The district court thus incorrectly instructed the jury that the statute would apply “if the building itself is used for a business or commercial purpose or if the building purchases, sells, or uses goods that originated or came from out of state.” The proper standard was set forth in Renteria’s proposed instruction that
[a] building is used in an activity affecting interstate commerce if the building is actively used for commercial purposes and not merely has a passive connection to commerce. Ordinarily, a religious house of worship would not be involved in an activity affecting interstate commerce because a house of worship exists for a religious purpose, and not for other activities of a commercial or economic character. A house of worship may affect interstate commerce if it takes on economic functions unrelated to religious worship.
The government contends, however, that any error in the foregoing instructions was harmless because even under the correct instruction, the evidence of the impact on commerce would have led the jury to reach the same result. The difficulty with this argument is that it is impossible to predict, let alone to know, how the jury would have decided the ease under the proper instructions. The government’s argument is based on sheer speculation and does not provide an appropriate basis for affirming the conviction in the face of the erroneous instructions. The jury verdict simply cannot stand.
Renteria argues that the indictment itself was defective because it did not allege that his conduct had a “substantial” effect on commerce. The requirement that the effect on commerce be “substantial” is not in the text of § 844(i), but is a judicial gloss upon the statutory language. United States v. Pappadopoulos, 64 F.3d 522, 527 (9th Cir.1995). The indictment tracked the language of the statute, and adequately informed Renteria of the charge he had to meet. An indictment that follows the statutory language, and otherwise puts the accused on fair notice of all the implied elements of the charge, is not also required to incorporate judicial decisions that have interpreted that language. United States v. Godinez-Rabadan, 289 F.3d 630, 634 (9th Cir.2002). The indictment was not required to allege that the impact on commerce was “substantial.”
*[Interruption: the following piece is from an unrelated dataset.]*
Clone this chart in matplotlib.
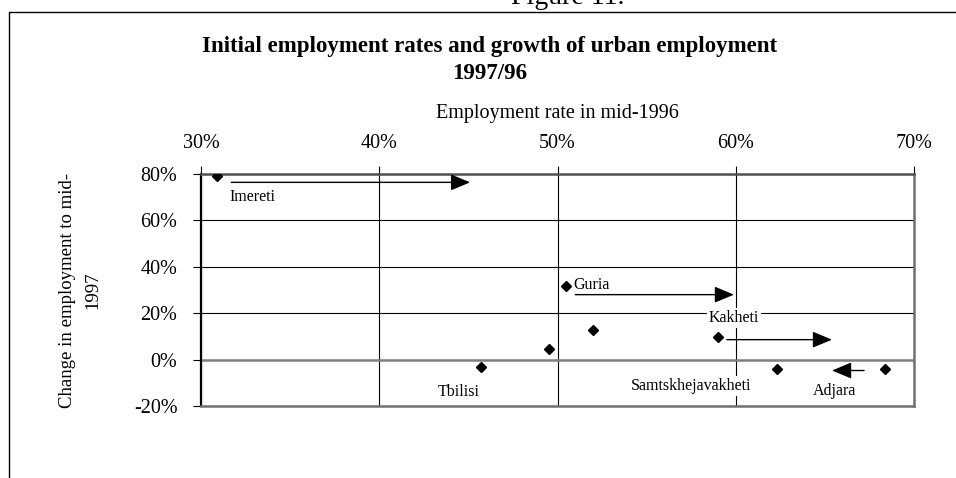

Renteria also argues that the evidence does not show a “substantial” effect on commerce. Since we are reversing the *707conviction and requiring a new trial, we see no occasion to address that issue.
CONCLUSION
The judgment of the district court is REVERSED and the case is REMANDED FOR A NEW TRIAL.
This disposition is not appropriate for publication and may not be cited to or by the courts of this circuit except as provided by 9th Circuit Rule 36-3.